The axis vectors on each Stage are expressed in the same Cartesian frame as the basis — so when you change the basis, the Stage axis vectors must change accordingly.

What changes when you change the basis#

Changing the basis changes the numerical representation of every vector quantity in the geometry:

Stage axis vectors (e.g. +XHAT vs +ZHAT for the vertical axis)
Rotation matrices
The B, U, and UB matrices
Q-vectors computed by angles_to_phi_vector()

What does not change:

Motor angles returned by forward() and accepted by inverse()
Bragg angles and d-spacings
Physical rotation directions (right-handed vs left-handed)
The number and type of solutions

The basis is a bookkeeping convention. Two geometries that describe the same physical diffractometer with different bases will produce identical motor angles for the same reflection.

Common mistakes#

Swapping vertical and transverse. If you accidentally assign vertical -> +z and transverse -> +z (or repeat any axis), the constructor will raise a ValueError because the vectors are not mutually orthogonal.

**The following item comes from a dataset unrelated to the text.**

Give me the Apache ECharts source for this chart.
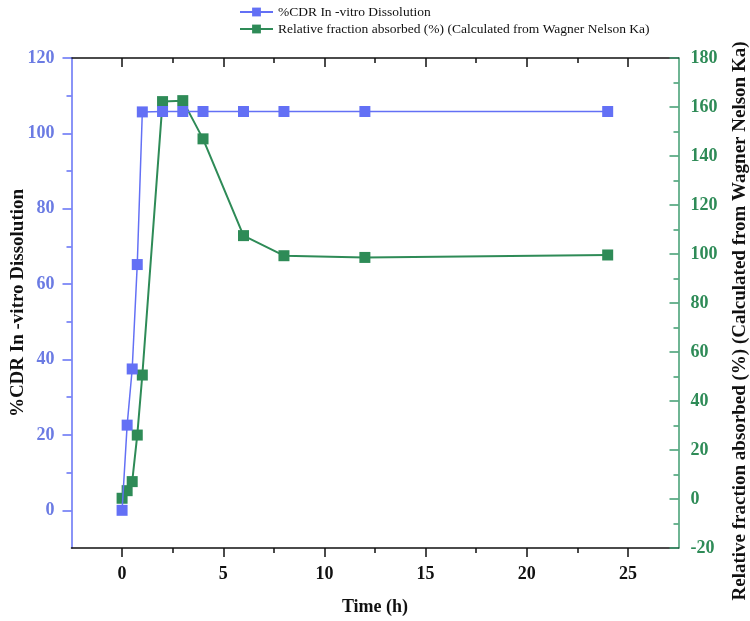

Left-handed system. If vertical x longitudinal points in the opposite direction from your transverse vector, the system is left-handed. The package does not detect this automatically — it will produce incorrect results silently. Always verify: np.cross(vertical, longitudinal) should equal transverse (not -transverse).

Mixing conventions. If you define stages using axis vectors from one convention but pass a basis dict from another, the geometry description will be internally inconsistent. The axis vectors and basis must use the same Cartesian frame.